--- Problem statement ---
Quote, verbatim, all material below, without pictures.

--- Provided data ---
■ ■ ■ ■
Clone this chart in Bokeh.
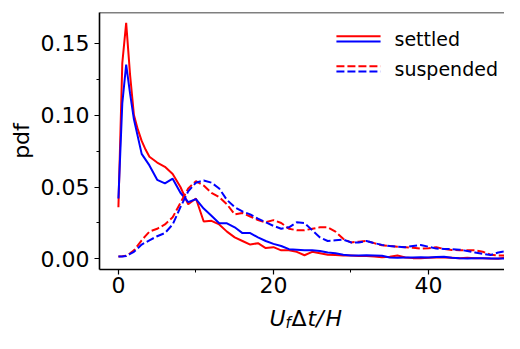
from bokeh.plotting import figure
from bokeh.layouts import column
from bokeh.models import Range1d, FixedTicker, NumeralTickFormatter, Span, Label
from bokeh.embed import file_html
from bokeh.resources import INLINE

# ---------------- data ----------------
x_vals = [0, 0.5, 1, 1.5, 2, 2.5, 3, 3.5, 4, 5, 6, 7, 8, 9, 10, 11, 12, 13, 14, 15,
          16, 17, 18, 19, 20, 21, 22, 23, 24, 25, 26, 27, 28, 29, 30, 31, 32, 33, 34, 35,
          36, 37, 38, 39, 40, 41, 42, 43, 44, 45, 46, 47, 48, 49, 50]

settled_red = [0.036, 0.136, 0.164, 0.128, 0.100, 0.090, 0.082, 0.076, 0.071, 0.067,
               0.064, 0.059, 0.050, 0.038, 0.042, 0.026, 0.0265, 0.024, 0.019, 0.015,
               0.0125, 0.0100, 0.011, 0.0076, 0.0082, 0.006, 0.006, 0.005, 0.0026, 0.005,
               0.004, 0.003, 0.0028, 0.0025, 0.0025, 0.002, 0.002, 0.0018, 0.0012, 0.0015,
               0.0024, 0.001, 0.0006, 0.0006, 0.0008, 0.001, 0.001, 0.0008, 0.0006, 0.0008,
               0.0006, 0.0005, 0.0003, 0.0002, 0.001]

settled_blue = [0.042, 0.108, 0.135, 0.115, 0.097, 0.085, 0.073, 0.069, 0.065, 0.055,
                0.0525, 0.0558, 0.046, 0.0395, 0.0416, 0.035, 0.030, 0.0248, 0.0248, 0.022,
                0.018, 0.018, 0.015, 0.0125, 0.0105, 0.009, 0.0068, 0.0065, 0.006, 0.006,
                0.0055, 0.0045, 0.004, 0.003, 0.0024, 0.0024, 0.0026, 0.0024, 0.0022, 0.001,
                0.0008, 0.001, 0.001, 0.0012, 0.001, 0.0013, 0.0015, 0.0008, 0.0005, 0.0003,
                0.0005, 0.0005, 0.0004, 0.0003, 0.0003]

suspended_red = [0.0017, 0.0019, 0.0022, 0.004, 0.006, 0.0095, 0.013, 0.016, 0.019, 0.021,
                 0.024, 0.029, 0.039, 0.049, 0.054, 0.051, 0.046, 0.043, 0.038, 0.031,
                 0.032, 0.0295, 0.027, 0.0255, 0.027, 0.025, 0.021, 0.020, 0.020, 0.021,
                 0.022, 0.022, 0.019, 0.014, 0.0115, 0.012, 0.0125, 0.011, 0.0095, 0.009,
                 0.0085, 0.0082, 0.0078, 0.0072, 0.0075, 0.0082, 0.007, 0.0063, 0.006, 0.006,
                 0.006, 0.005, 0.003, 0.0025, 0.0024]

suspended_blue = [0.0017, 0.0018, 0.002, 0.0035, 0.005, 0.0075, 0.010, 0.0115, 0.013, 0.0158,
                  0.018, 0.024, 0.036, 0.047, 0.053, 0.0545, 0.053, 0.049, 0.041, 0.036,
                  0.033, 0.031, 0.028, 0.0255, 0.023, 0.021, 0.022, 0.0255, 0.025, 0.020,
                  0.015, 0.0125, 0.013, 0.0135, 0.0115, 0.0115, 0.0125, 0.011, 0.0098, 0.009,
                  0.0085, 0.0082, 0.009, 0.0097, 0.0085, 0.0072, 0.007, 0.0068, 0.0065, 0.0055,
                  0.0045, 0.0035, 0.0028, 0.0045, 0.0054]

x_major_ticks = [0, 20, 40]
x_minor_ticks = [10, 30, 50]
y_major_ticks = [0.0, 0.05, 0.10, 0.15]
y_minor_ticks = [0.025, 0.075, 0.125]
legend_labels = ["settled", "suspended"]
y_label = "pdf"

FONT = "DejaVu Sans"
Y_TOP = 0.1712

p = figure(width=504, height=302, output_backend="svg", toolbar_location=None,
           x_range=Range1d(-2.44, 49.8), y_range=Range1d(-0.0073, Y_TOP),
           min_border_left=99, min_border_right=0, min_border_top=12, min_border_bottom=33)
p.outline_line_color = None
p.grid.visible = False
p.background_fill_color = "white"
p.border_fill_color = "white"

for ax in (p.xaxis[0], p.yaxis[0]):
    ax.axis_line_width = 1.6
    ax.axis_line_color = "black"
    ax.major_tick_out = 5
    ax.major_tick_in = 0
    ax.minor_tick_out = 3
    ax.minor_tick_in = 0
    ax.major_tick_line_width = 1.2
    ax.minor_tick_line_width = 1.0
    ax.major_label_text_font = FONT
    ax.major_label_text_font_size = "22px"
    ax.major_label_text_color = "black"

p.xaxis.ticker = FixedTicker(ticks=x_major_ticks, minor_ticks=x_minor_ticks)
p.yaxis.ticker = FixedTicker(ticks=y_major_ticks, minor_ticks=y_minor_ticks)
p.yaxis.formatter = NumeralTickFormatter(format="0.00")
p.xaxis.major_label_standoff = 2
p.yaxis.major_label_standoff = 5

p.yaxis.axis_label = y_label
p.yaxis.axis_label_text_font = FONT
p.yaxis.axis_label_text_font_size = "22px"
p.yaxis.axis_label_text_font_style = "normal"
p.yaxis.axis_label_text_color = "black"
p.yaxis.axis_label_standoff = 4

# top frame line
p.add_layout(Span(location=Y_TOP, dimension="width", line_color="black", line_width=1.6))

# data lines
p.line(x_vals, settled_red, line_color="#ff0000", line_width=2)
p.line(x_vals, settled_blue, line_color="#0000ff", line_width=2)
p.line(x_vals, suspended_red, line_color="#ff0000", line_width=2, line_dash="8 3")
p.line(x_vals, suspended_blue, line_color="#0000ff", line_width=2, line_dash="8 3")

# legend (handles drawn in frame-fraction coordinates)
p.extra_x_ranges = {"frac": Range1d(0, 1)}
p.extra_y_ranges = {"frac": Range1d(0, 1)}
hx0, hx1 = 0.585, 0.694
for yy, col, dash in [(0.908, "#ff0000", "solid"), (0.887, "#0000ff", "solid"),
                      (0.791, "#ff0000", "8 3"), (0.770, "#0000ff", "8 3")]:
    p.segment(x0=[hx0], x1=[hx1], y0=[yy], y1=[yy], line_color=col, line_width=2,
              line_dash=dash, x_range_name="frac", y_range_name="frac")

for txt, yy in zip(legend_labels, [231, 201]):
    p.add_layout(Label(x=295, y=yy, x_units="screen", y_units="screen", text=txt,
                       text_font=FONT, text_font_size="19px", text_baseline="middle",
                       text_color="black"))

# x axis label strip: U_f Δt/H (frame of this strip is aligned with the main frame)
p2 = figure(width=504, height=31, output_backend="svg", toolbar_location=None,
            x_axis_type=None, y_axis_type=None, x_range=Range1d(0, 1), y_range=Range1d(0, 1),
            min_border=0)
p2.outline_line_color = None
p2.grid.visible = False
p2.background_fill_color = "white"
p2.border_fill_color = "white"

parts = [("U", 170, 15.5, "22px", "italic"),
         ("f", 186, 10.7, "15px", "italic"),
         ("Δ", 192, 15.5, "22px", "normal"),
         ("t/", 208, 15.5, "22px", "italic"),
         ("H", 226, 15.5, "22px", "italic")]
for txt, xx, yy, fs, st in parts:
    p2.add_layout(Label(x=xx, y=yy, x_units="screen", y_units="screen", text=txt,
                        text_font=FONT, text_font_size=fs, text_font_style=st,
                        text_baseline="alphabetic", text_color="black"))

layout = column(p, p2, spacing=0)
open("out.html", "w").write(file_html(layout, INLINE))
■ ■ ■ ■
--- Reply to the exercise ---
Clone this chart in Bokeh.
from bokeh.plotting import figure
from bokeh.layouts import column
from bokeh.models import Range1d, FixedTicker, NumeralTickFormatter, Span, Label
from bokeh.embed import file_html
from bokeh.resources import INLINE

# ---------------- data ----------------
x_vals = [0, 0.5, 1, 1.5, 2, 2.5, 3, 3.5, 4, 5, 6, 7, 8, 9, 10, 11, 12, 13, 14, 15,
          16, 17, 18, 19, 20, 21, 22, 23, 24, 25, 26, 27, 28, 29, 30, 31, 32, 33, 34, 35,
          36, 37, 38, 39, 40, 41, 42, 43, 44, 45, 46, 47, 48, 49, 50]

settled_red = [0.036, 0.136, 0.164, 0.128, 0.100, 0.090, 0.082, 0.076, 0.071, 0.067,
               0.064, 0.059, 0.050, 0.038, 0.042, 0.026, 0.0265, 0.024, 0.019, 0.015,
               0.0125, 0.0100, 0.011, 0.0076, 0.0082, 0.006, 0.006, 0.005, 0.0026, 0.005,
               0.004, 0.003, 0.0028, 0.0025, 0.0025, 0.002, 0.002, 0.0018, 0.0012, 0.0015,
               0.0024, 0.001, 0.0006, 0.0006, 0.0008, 0.001, 0.001, 0.0008, 0.0006, 0.0008,
               0.0006, 0.0005, 0.0003, 0.0002, 0.001]

settled_blue = [0.042, 0.108, 0.135, 0.115, 0.097, 0.085, 0.073, 0.069, 0.065, 0.055,
                0.0525, 0.0558, 0.046, 0.0395, 0.0416, 0.035, 0.030, 0.0248, 0.0248, 0.022,
                0.018, 0.018, 0.015, 0.0125, 0.0105, 0.009, 0.0068, 0.0065, 0.006, 0.006,
                0.0055, 0.0045, 0.004, 0.003, 0.0024, 0.0024, 0.0026, 0.0024, 0.0022, 0.001,
                0.0008, 0.001, 0.001, 0.0012, 0.001, 0.0013, 0.0015, 0.0008, 0.0005, 0.0003,
                0.0005, 0.0005, 0.0004, 0.0003, 0.0003]

suspended_red = [0.0017, 0.0019, 0.0022, 0.004, 0.006, 0.0095, 0.013, 0.016, 0.019, 0.021,
                 0.024, 0.029, 0.039, 0.049, 0.054, 0.051, 0.046, 0.043, 0.038, 0.031,
                 0.032, 0.0295, 0.027, 0.0255, 0.027, 0.025, 0.021, 0.020, 0.020, 0.021,
                 0.022, 0.022, 0.019, 0.014, 0.0115, 0.012, 0.0125, 0.011, 0.0095, 0.009,
                 0.0085, 0.0082, 0.0078, 0.0072, 0.0075, 0.0082, 0.007, 0.0063, 0.006, 0.006,
                 0.006, 0.005, 0.003, 0.0025, 0.0024]

suspended_blue = [0.0017, 0.0018, 0.002, 0.0035, 0.005, 0.0075, 0.010, 0.0115, 0.013, 0.0158,
                  0.018, 0.024, 0.036, 0.047, 0.053, 0.0545, 0.053, 0.049, 0.041, 0.036,
                  0.033, 0.031, 0.028, 0.0255, 0.023, 0.021, 0.022, 0.0255, 0.025, 0.020,
                  0.015, 0.0125, 0.013, 0.0135, 0.0115, 0.0115, 0.0125, 0.011, 0.0098, 0.009,
                  0.0085, 0.0082, 0.009, 0.0097, 0.0085, 0.0072, 0.007, 0.0068, 0.0065, 0.0055,
                  0.0045, 0.0035, 0.0028, 0.0045, 0.0054]

x_major_ticks = [0, 20, 40]
x_minor_ticks = [10, 30, 50]
y_major_ticks = [0.0, 0.05, 0.10, 0.15]
y_minor_ticks = [0.025, 0.075, 0.125]
legend_labels = ["settled", "suspended"]
y_label = "pdf"

FONT = "DejaVu Sans"
Y_TOP = 0.1712

p = figure(width=504, height=302, output_backend="svg", toolbar_location=None,
           x_range=Range1d(-2.44, 49.8), y_range=Range1d(-0.0073, Y_TOP),
           min_border_left=99, min_border_right=0, min_border_top=12, min_border_bottom=33)
p.outline_line_color = None
p.grid.visible = False
p.background_fill_color = "white"
p.border_fill_color = "white"

for ax in (p.xaxis[0], p.yaxis[0]):
    ax.axis_line_width = 1.6
    ax.axis_line_color = "black"
    ax.major_tick_out = 5
    ax.major_tick_in = 0
    ax.minor_tick_out = 3
    ax.minor_tick_in = 0
    ax.major_tick_line_width = 1.2
    ax.minor_tick_line_width = 1.0
    ax.major_label_text_font = FONT
    ax.major_label_text_font_size = "22px"
    ax.major_label_text_color = "black"

p.xaxis.ticker = FixedTicker(ticks=x_major_ticks, minor_ticks=x_minor_ticks)
p.yaxis.ticker = FixedTicker(ticks=y_major_ticks, minor_ticks=y_minor_ticks)
p.yaxis.formatter = NumeralTickFormatter(format="0.00")
p.xaxis.major_label_standoff = 2
p.yaxis.major_label_standoff = 5

p.yaxis.axis_label = y_label
p.yaxis.axis_label_text_font = FONT
p.yaxis.axis_label_text_font_size = "22px"
p.yaxis.axis_label_text_font_style = "normal"
p.yaxis.axis_label_text_color = "black"
p.yaxis.axis_label_standoff = 4

# top frame line
p.add_layout(Span(location=Y_TOP, dimension="width", line_color="black", line_width=1.6))

# data lines
p.line(x_vals, settled_red, line_color="#ff0000", line_width=2)
p.line(x_vals, settled_blue, line_color="#0000ff", line_width=2)
p.line(x_vals, suspended_red, line_color="#ff0000", line_width=2, line_dash="8 3")
p.line(x_vals, suspended_blue, line_color="#0000ff", line_width=2, line_dash="8 3")

# legend (handles drawn in frame-fraction coordinates)
p.extra_x_ranges = {"frac": Range1d(0, 1)}
p.extra_y_ranges = {"frac": Range1d(0, 1)}
hx0, hx1 = 0.585, 0.694
for yy, col, dash in [(0.908, "#ff0000", "solid"), (0.887, "#0000ff", "solid"),
                      (0.791, "#ff0000", "8 3"), (0.770, "#0000ff", "8 3")]:
    p.segment(x0=[hx0], x1=[hx1], y0=[yy], y1=[yy], line_color=col, line_width=2,
              line_dash=dash, x_range_name="frac", y_range_name="frac")

for txt, yy in zip(legend_labels, [231, 201]):
    p.add_layout(Label(x=295, y=yy, x_units="screen", y_units="screen", text=txt,
                       text_font=FONT, text_font_size="19px", text_baseline="middle",
                       text_color="black"))

# x axis label strip: U_f Δt/H (frame of this strip is aligned with the main frame)
p2 = figure(width=504, height=31, output_backend="svg", toolbar_location=None,
            x_axis_type=None, y_axis_type=None, x_range=Range1d(0, 1), y_range=Range1d(0, 1),
            min_border=0)
p2.outline_line_color = None
p2.grid.visible = False
p2.background_fill_color = "white"
p2.border_fill_color = "white"

parts = [("U", 170, 15.5, "22px", "italic"),
         ("f", 186, 10.7, "15px", "italic"),
         ("Δ", 192, 15.5, "22px", "normal"),
         ("t/", 208, 15.5, "22px", "italic"),
         ("H", 226, 15.5, "22px", "italic")]
for txt, xx, yy, fs, st in parts:
    p2.add_layout(Label(x=xx, y=yy, x_units="screen", y_units="screen", text=txt,
                        text_font=FONT, text_font_size=fs, text_font_style=st,
                        text_baseline="alphabetic", text_color="black"))

layout = column(p, p2, spacing=0)
open("out.html", "w").write(file_html(layout, INLINE))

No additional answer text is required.